» Work to do
Only the lines from the start of the data through the line with "ax2.set_ylim(1.112, 2.395)" belong in the copy. Restate them word for word, minus the pictures.
## START Data excerpt
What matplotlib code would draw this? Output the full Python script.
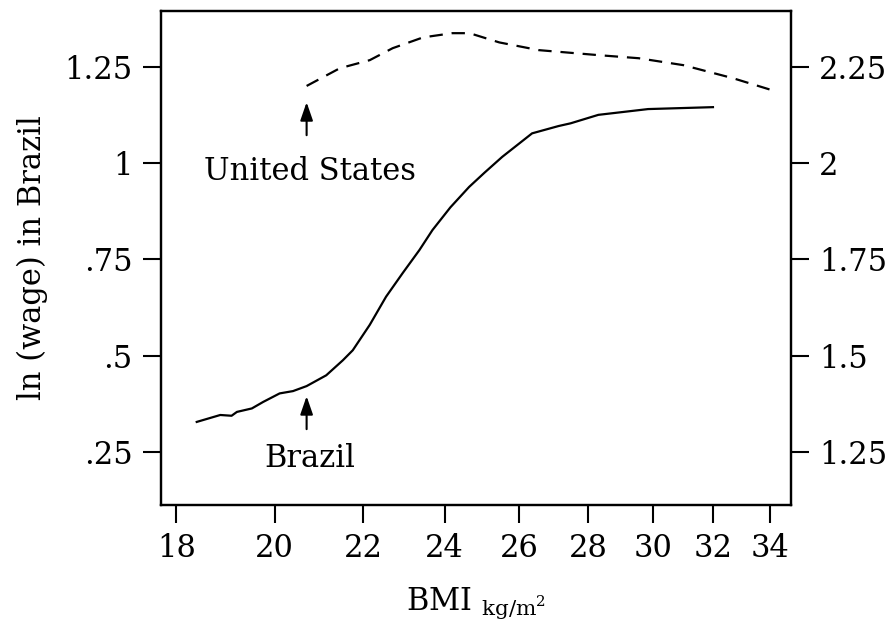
import matplotlib
matplotlib.use("Agg")
import matplotlib.pyplot as plt
from matplotlib.ticker import FixedLocator, NullLocator

plt.rcParams["font.family"] = "DejaVu Serif"
plt.rcParams["mathtext.fontset"] = "dejavuserif"

# Brazil: ln(wage) against BMI (left axis)
bmi_brazil = [18.40, 18.87, 19.10, 19.21, 19.52, 19.76, 20.11, 20.40, 20.70, 21.14,
              21.52, 21.75, 22.15, 22.54, 22.95, 23.36, 23.69, 24.15, 24.64, 25.05,
              25.53, 26.36, 27.12, 27.47, 28.30, 29.85, 32.0]
wage_brazil = [0.328, 0.346, 0.344, 0.354, 0.363, 0.380, 0.402, 0.408, 0.421, 0.449,
               0.488, 0.514, 0.580, 0.653, 0.715, 0.774, 0.826, 0.885, 0.938, 0.975,
               1.016, 1.077, 1.096, 1.103, 1.125, 1.140, 1.145]

# United States: ln(wage) against BMI (right axis)
bmi_us = [20.7, 21.45, 22.15, 22.7, 23.45, 24.2, 24.65, 25.45, 26.55, 28.3,
          29.55, 31.0, 32.7, 34.0]
wage_us = [2.200, 2.246, 2.267, 2.298, 2.326, 2.337, 2.337, 2.313, 2.293, 2.280,
           2.272, 2.254, 2.220, 2.191]

bmi_ticks = [18, 20, 22, 24, 26, 28, 30, 32, 34]
left_ticks = [0.25, 0.5, 0.75, 1.0, 1.25]
left_labels = [".25", ".5", ".75", "1", "1.25"]
right_ticks = [1.25, 1.5, 1.75, 2.0, 2.25]
right_labels = ["1.25", "1.5", "1.75", "2", "2.25"]

fs = 22

fig = plt.figure(figsize=(8.92, 6.37), dpi=100)
ax = fig.add_axes([0.180, 0.207, 0.707, 0.776])
ax2 = ax.twinx()

ax.plot(bmi_brazil, wage_brazil, color="black", linewidth=1.6)
ax2.plot(bmi_us, wage_us, color="black", linewidth=1.6, linestyle=(0, (6, 4)))

ax.set_xscale("log")
ax.set_xlim(17.7, 34.8)
ax.set_ylim(0.112, 1.395)
ax2.set_ylim(1.112, 2.395)

ax.xaxis.set_major_locator(FixedLocator(bmi_ticks))
ax.xaxis.set_minor_locator(NullLocator())
ax.set_xticklabels([str(t) for t in bmi_ticks])
ax.set_yticks(left_ticks)
ax.set_yticklabels(left_labels)
ax2.set_yticks(right_ticks)
ax2.set_yticklabels(right_labels)

for a in (ax, ax2):
    a.tick_params(direction="out", length=13, width=1.5, labelsize=fs, pad=7)
    for s in a.spines.values():
        s.set_linewidth(1.6)

ax.set_ylabel("ln (wage) in Brazil", fontsize=fs, labelpad=12)
ax.set_xlabel(r"BMI $_{\mathregular{kg/m^2}}$", fontsize=fs, labelpad=16)

# arrows pointing at the start of each curve
arrow = dict(arrowstyle="-|>,head_length=1.1,head_width=0.38", color="black", lw=1.5)
ax2.annotate("", xy=(20.7, 2.165), xytext=(20.7, 2.065), arrowprops=arrow)
ax2.text(20.77, 1.956, "United States", fontsize=fs, ha="center", va="baseline")
ax.annotate("", xy=(20.7, 0.402), xytext=(20.7, 0.302), arrowprops=arrow)
ax.text(20.77, 0.210, "Brazil", fontsize=fs, ha="center", va="baseline")

fig.savefig("out.png", dpi=100)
## END Data excerpt
» Correct output
What matplotlib code would draw this? Output the full Python script.
import matplotlib
matplotlib.use("Agg")
import matplotlib.pyplot as plt
from matplotlib.ticker import FixedLocator, NullLocator

plt.rcParams["font.family"] = "DejaVu Serif"
plt.rcParams["mathtext.fontset"] = "dejavuserif"

# Brazil: ln(wage) against BMI (left axis)
bmi_brazil = [18.40, 18.87, 19.10, 19.21, 19.52, 19.76, 20.11, 20.40, 20.70, 21.14,
              21.52, 21.75, 22.15, 22.54, 22.95, 23.36, 23.69, 24.15, 24.64, 25.05,
              25.53, 26.36, 27.12, 27.47, 28.30, 29.85, 32.0]
wage_brazil = [0.328, 0.346, 0.344, 0.354, 0.363, 0.380, 0.402, 0.408, 0.421, 0.449,
               0.488, 0.514, 0.580, 0.653, 0.715, 0.774, 0.826, 0.885, 0.938, 0.975,
               1.016, 1.077, 1.096, 1.103, 1.125, 1.140, 1.145]

# United States: ln(wage) against BMI (right axis)
bmi_us = [20.7, 21.45, 22.15, 22.7, 23.45, 24.2, 24.65, 25.45, 26.55, 28.3,
          29.55, 31.0, 32.7, 34.0]
wage_us = [2.200, 2.246, 2.267, 2.298, 2.326, 2.337, 2.337, 2.313, 2.293, 2.280,
           2.272, 2.254, 2.220, 2.191]

bmi_ticks = [18, 20, 22, 24, 26, 28, 30, 32, 34]
left_ticks = [0.25, 0.5, 0.75, 1.0, 1.25]
left_labels = [".25", ".5", ".75", "1", "1.25"]
right_ticks = [1.25, 1.5, 1.75, 2.0, 2.25]
right_labels = ["1.25", "1.5", "1.75", "2", "2.25"]

fs = 22

fig = plt.figure(figsize=(8.92, 6.37), dpi=100)
ax = fig.add_axes([0.180, 0.207, 0.707, 0.776])
ax2 = ax.twinx()

ax.plot(bmi_brazil, wage_brazil, color="black", linewidth=1.6)
ax2.plot(bmi_us, wage_us, color="black", linewidth=1.6, linestyle=(0, (6, 4)))

ax.set_xscale("log")
ax.set_xlim(17.7, 34.8)
ax.set_ylim(0.112, 1.395)
ax2.set_ylim(1.112, 2.395)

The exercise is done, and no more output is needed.